[START Task inputs]
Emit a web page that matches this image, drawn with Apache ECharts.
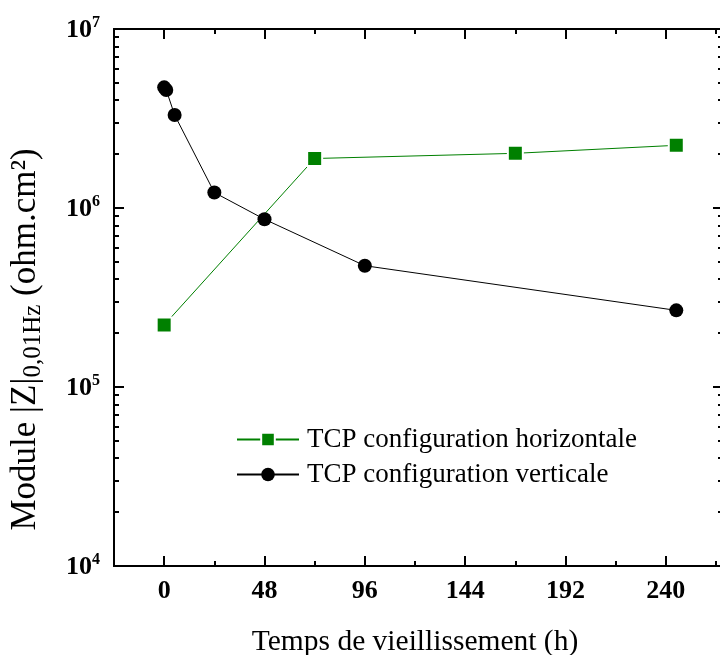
<!DOCTYPE html>
<html>
<head>
<meta charset="utf-8">
<style>html,body{margin:0;padding:0;background:#fff;}#chart{width:720px;height:655px;}</style>
<script src="https://cdn.jsdelivr.net/npm/echarts@6/dist/echarts.min.js"></script>
</head>
<body>
<div id="chart"></div>
<script>
// ---- data ----
var hoursHoriz = [0, 72, 168, 245];
var zHoriz = [2.22e5, 1.89e6, 2.02e6, 2.24e6];
var hoursVert = [0, 1, 5, 24, 48, 96, 245];
var zVert = [4.72e6, 4.56e6, 3.31e6, 1.22e6, 8.65e5, 4.76e5, 2.68e5];
var xMajorTicks = [0, 48, 96, 144, 192, 240];
var xMinorTicks = [-24, 24, 72, 120, 168, 216, 264];
var yMajorTicks = [1e4, 1e5, 1e6, 1e7];
var seriesNames = ['TCP configuration horizontale', 'TCP configuration verticale'];
var xTitle = 'Temps de vieillissement (h)';

var yMinorTicks = [];
[1e4, 1e5, 1e6].forEach(function (d) { for (var k = 2; k <= 9; k++) yMinorTicks.push(k * d); });

var FONT = 'Liberation Serif';
var chart = echarts.init(document.getElementById('chart'));

function pairs(xs, ys) { return xs.map(function (x, i) { return [x, ys[i]]; }); }

var lineStyleAxis = { color: '#000', width: 2 };

function xAx(pos, ticks, len, labels, name) {
  var a = {
    type: 'value', position: pos, min: -24, max: 264,
    axisLine: { show: true, onZero: false, lineStyle: lineStyleAxis },
    axisTick: { show: true, inside: true, length: len, customValues: ticks, lineStyle: { color: '#000', width: 2 } },
    axisLabel: labels ? { show: true, customValues: xMajorTicks, fontFamily: FONT, fontWeight: 'bold', fontSize: 26, color: '#000', margin: 12 } : { show: false },
    splitLine: { show: false }
  };
  if (name) {
    a.name = name; a.nameLocation = 'middle'; a.nameGap = 61;
    a.nameTextStyle = { fontFamily: FONT, fontSize: 29.5, color: '#000' };
  }
  return a;
}

function yAx(pos, ticks, len, labels, offset, showLine, name) {
  var a = {
    type: 'log', logBase: 10, position: pos, min: 1e4, max: 1e7, offset: offset || 0,
    axisLine: { show: showLine, onZero: false, lineStyle: lineStyleAxis },
    axisTick: { show: true, inside: true, length: len, customValues: ticks, lineStyle: { color: '#000', width: 2 } },
    axisLabel: labels ? {
      show: true, customValues: yMajorTicks, margin: 14,
      formatter: function (v) { return '{b|10}{s|' + Math.round(Math.log10(v)) + '}'; },
      rich: {
        b: { fontFamily: FONT, fontWeight: 'bold', fontSize: 26, color: '#000', verticalAlign: 'bottom', lineHeight: 26 },
        s: { fontFamily: FONT, fontWeight: 'bold', fontSize: 16, color: '#000', verticalAlign: 'top', padding: [0, 0, 13, 0] }
      }
    } : { show: false },
    splitLine: { show: false }
  };
  if (name) {
    a.name = name; a.nameLocation = 'middle'; a.nameGap = 68; a.nameRotate = 90;
    a.nameTextStyle = {
      padding: [0, 84, 0, 0],
      rich: {
        n: { fontFamily: FONT, fontSize: 35, color: '#000', lineHeight: 40, verticalAlign: 'middle' },
        sub: { fontFamily: FONT, fontSize: 25, color: '#000', verticalAlign: 'bottom', padding: [14, 0, 0, 0] }
      }
    };
  }
  return a;
}

var option = {
  animation: false,
  backgroundColor: '#fff',
  grid: { left: 114, right: 4, top: 29, bottom: 89, containLabel: false, outerBoundsMode: 'none' },
  legend: {
    orient: 'vertical', left: 236, top: 426, padding: 0, itemWidth: 62, itemHeight: 17, itemGap: 8,
    textStyle: { fontFamily: FONT, fontSize: 27, color: '#000', lineHeight: 27, padding: [0, 0, 0, 3] },
    data: seriesNames
  },
  xAxis: [
    xAx('bottom', xMajorTicks, 10, true, xTitle),
    xAx('bottom', xMinorTicks, 5, false),
    xAx('top', xMajorTicks, 10, false),
    xAx('top', xMinorTicks, 5, false)
  ],
  yAxis: [
    yAx('left', yMajorTicks, 10, true, 0, true, '{n|Module |Z|}{sub|0,01Hz}{n| (ohm.cm²)}'),
    yAx('left', yMinorTicks, 5, false, 0, false),
    yAx('right', yMajorTicks, 7, false, 4, false),
    yAx('right', yMinorTicks, 2, false, 4, false)
  ],
  series: [
    {
      name: seriesNames[0], type: 'line', xAxisIndex: 0, yAxisIndex: 0,
      data: pairs(hoursHoriz, zHoriz),
      symbol: 'rect', symbolSize: 15,
      lineStyle: { color: '#008000', width: 1 },
      itemStyle: { color: '#008000', borderColor: '#fff', borderWidth: 2 },
      z: 3
    },
    {
      name: seriesNames[1], type: 'line', xAxisIndex: 0, yAxisIndex: 0,
      data: pairs(hoursVert, zVert),
      symbol: 'circle', symbolSize: 14,
      lineStyle: { color: '#000', width: 1 },
      itemStyle: { color: '#000', borderWidth: 0 },
      z: 4
    }
  ]
};
chart.setOption(option);
</script>
</body>
</html>
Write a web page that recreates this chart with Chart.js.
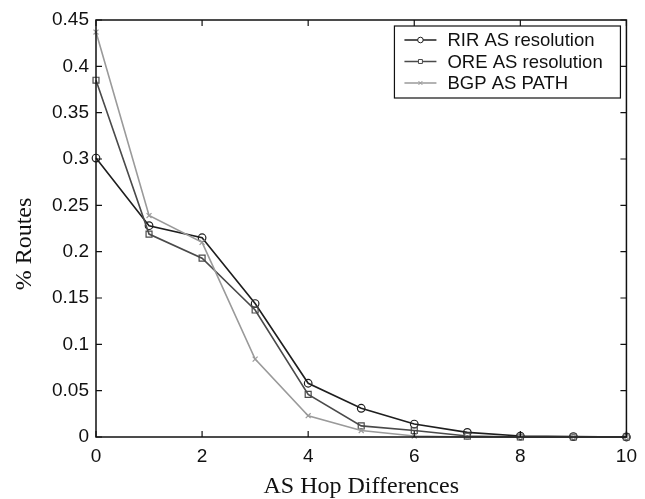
<!DOCTYPE html>
<html>
<head>
<meta charset="utf-8">
<script src="https://cdn.jsdelivr.net/npm/chart.js@4"></script>
<style>
  html, body { margin: 0; padding: 0; background: #fff; }
  #wrap { width: 645px; height: 499px; }
</style>
</head>
<body>
<div id="wrap"><canvas id="hopChart"></canvas></div>
<script>
// AS hop differences (x) and fraction of routes per method
const hops = [0, 1, 2, 3, 4, 5, 6, 7, 8, 9, 10];
const rirValues = [0.301, 0.228, 0.215, 0.144, 0.058, 0.031, 0.014, 0.005, 0.001, 0.0005, 0.0];
const oreValues = [0.385, 0.219, 0.193, 0.137, 0.046, 0.012, 0.007, 0.001, 0.0, 0.0, 0.0];
const bgpValues = [0.437, 0.239, 0.210, 0.084, 0.023, 0.007, 0.001, 0.0, 0.0, 0.0, 0.0];
const seriesNames = ["RIR AS resolution", "ORE AS resolution", "BGP AS PATH"];
const xTicks = [0, 2, 4, 6, 8, 10];
const yTicks = [0, 0.05, 0.1, 0.15, 0.2, 0.25, 0.3, 0.35, 0.4, 0.45];
const yTitle = "% Routes";

const toPoints = vals => vals.map((v, i) => ({ x: hops[i], y: v }));

const styles = [
  { color: "#1e1e1e", pointStyle: "circle", radius: 3.8 },
  { color: "#4a4a4a", pointStyle: "rect", radius: 4.2 },
  { color: "#9a9a9a", pointStyle: "crossRot", radius: 3.5 }
];

const sans = "'Liberation Sans', Arial, sans-serif";
const serif = "'Liberation Serif', 'Times New Roman', serif";

// box around the plot + inward ticks on all four sides, y title, legend
const frame = {
  id: "frame",
  afterDatasetsDraw(chart) {
    const { ctx, chartArea: a, scales } = chart;
    ctx.save();
    ctx.strokeStyle = "#111";
    ctx.lineWidth = 1.5;
    ctx.strokeRect(a.left, a.top, a.right - a.left, a.bottom - a.top);
    ctx.lineWidth = 1.2;
    ctx.beginPath();
    xTicks.forEach(t => {
      const px = scales.x.getPixelForValue(t);
      ctx.moveTo(px, a.bottom); ctx.lineTo(px, a.bottom - 6);
      ctx.moveTo(px, a.top); ctx.lineTo(px, a.top + 6);
    });
    yTicks.forEach(t => {
      const py = scales.y.getPixelForValue(t);
      ctx.moveTo(a.left, py); ctx.lineTo(a.left + 6, py);
      ctx.moveTo(a.right, py); ctx.lineTo(a.right - 6, py);
    });
    ctx.stroke();

    // y axis title
    ctx.translate(25, 244);
    ctx.rotate(-Math.PI / 2);
    ctx.font = "24px " + serif;
    ctx.fillStyle = "#111";
    ctx.textAlign = "center";
    ctx.textBaseline = "middle";
    ctx.fillText(yTitle, 0, 0);
    ctx.restore();
  },
  afterDraw(chart) {
    const { ctx, chartArea: a } = chart;
    const bx = a.right - 232, by = a.top + 6, bw = 226, bh = 72;
    ctx.save();
    ctx.fillStyle = "#fff";
    ctx.fillRect(bx, by, bw, bh);
    ctx.strokeStyle = "#111";
    ctx.lineWidth = 1.2;
    ctx.strokeRect(bx, by, bw, bh);
    ctx.font = "18.5px " + sans;
    ctx.textBaseline = "middle";
    seriesNames.forEach((name, i) => {
      const y = by + 14 + i * 21.5;
      const s = styles[i];
      ctx.strokeStyle = s.color;
      ctx.lineWidth = 1.5;
      ctx.beginPath();
      ctx.moveTo(bx + 10, y); ctx.lineTo(bx + 42, y);
      ctx.stroke();
      ctx.lineWidth = 1;
      ctx.fillStyle = "#fff";
      Chart.helpers.drawPoint(ctx, { pointStyle: s.pointStyle, radius: 2.8, rotation: 0, borderWidth: 1 }, bx + 26, y);
      ctx.fillStyle = "#111";
      ctx.fillText(name, bx + 53, y + 1);
    });
    ctx.restore();
  }
};

const datasets = [rirValues, oreValues, bgpValues].map((vals, i) => ({
  label: seriesNames[i],
  data: toPoints(vals),
  borderColor: styles[i].color,
  backgroundColor: "rgba(0,0,0,0)",
  borderWidth: 1.6,
  pointStyle: styles[i].pointStyle,
  pointRadius: styles[i].radius,
  pointBorderWidth: 1.2,
  pointBorderColor: styles[i].color,
  pointBackgroundColor: "rgba(255,255,255,0)",
  clip: false,
  tension: 0
})).reverse();

new Chart(document.getElementById("hopChart"), {
  type: "line",
  data: { datasets },
  options: {
    responsive: true,
    maintainAspectRatio: false,
    animation: false,
    layout: { padding: { top: 20, right: 18, left: 0, bottom: 0 } },
    plugins: { legend: { display: false }, tooltip: { enabled: false } },
    scales: {
      x: {
        type: "linear",
        min: 0, max: 10,
        afterFit: s => { s.height = 62; },
        afterBuildTicks: s => { s.ticks = xTicks.map(v => ({ value: v })); },
        grid: { display: false, drawTicks: false },
        border: { display: false },
        ticks: { color: "#111", padding: 8, font: { family: sans, size: 19 } },
        title: {
          display: true,
          text: "AS Hop Differences",
          color: "#111",
          padding: { top: 4, bottom: 0 },
          font: { family: serif, size: 24, lineHeight: 1.0 }
        }
      },
      y: {
        type: "linear",
        min: 0, max: 0.45,
        afterFit: s => { s.width = 96; },
        afterBuildTicks: s => { s.ticks = yTicks.map(v => ({ value: v })); },
        grid: { display: false, drawTicks: false },
        border: { display: false },
        ticks: {
          color: "#111",
          padding: 7,
          font: { family: sans, size: 19 },
          callback: v => String(Number(v.toFixed(2)))
        }
      }
    }
  },
  plugins: [frame]
});
</script>
</body>
</html>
[END Task inputs]
• [Job]: Everything from the line with "Write a web" down to the line with "Serif', 'Times New" in the data above should be copied exactly, with both end lines kept and the pictures left out.

• [Solution]:
Write a web page that recreates this chart with Chart.js.
<!DOCTYPE html>
<html>
<head>
<meta charset="utf-8">
<script src="https://cdn.jsdelivr.net/npm/chart.js@4"></script>
<style>
  html, body { margin: 0; padding: 0; background: #fff; }
  #wrap { width: 645px; height: 499px; }
</style>
</head>
<body>
<div id="wrap"><canvas id="hopChart"></canvas></div>
<script>
// AS hop differences (x) and fraction of routes per method
const hops = [0, 1, 2, 3, 4, 5, 6, 7, 8, 9, 10];
const rirValues = [0.301, 0.228, 0.215, 0.144, 0.058, 0.031, 0.014, 0.005, 0.001, 0.0005, 0.0];
const oreValues = [0.385, 0.219, 0.193, 0.137, 0.046, 0.012, 0.007, 0.001, 0.0, 0.0, 0.0];
const bgpValues = [0.437, 0.239, 0.210, 0.084, 0.023, 0.007, 0.001, 0.0, 0.0, 0.0, 0.0];
const seriesNames = ["RIR AS resolution", "ORE AS resolution", "BGP AS PATH"];
const xTicks = [0, 2, 4, 6, 8, 10];
const yTicks = [0, 0.05, 0.1, 0.15, 0.2, 0.25, 0.3, 0.35, 0.4, 0.45];
const yTitle = "% Routes";

const toPoints = vals => vals.map((v, i) => ({ x: hops[i], y: v }));

const styles = [
  { color: "#1e1e1e", pointStyle: "circle", radius: 3.8 },
  { color: "#4a4a4a", pointStyle: "rect", radius: 4.2 },
  { color: "#9a9a9a", pointStyle: "crossRot", radius: 3.5 }
];

const sans = "'Liberation Sans', Arial, sans-serif";
const serif = "'Liberation Serif', 'Times New Roman', serif";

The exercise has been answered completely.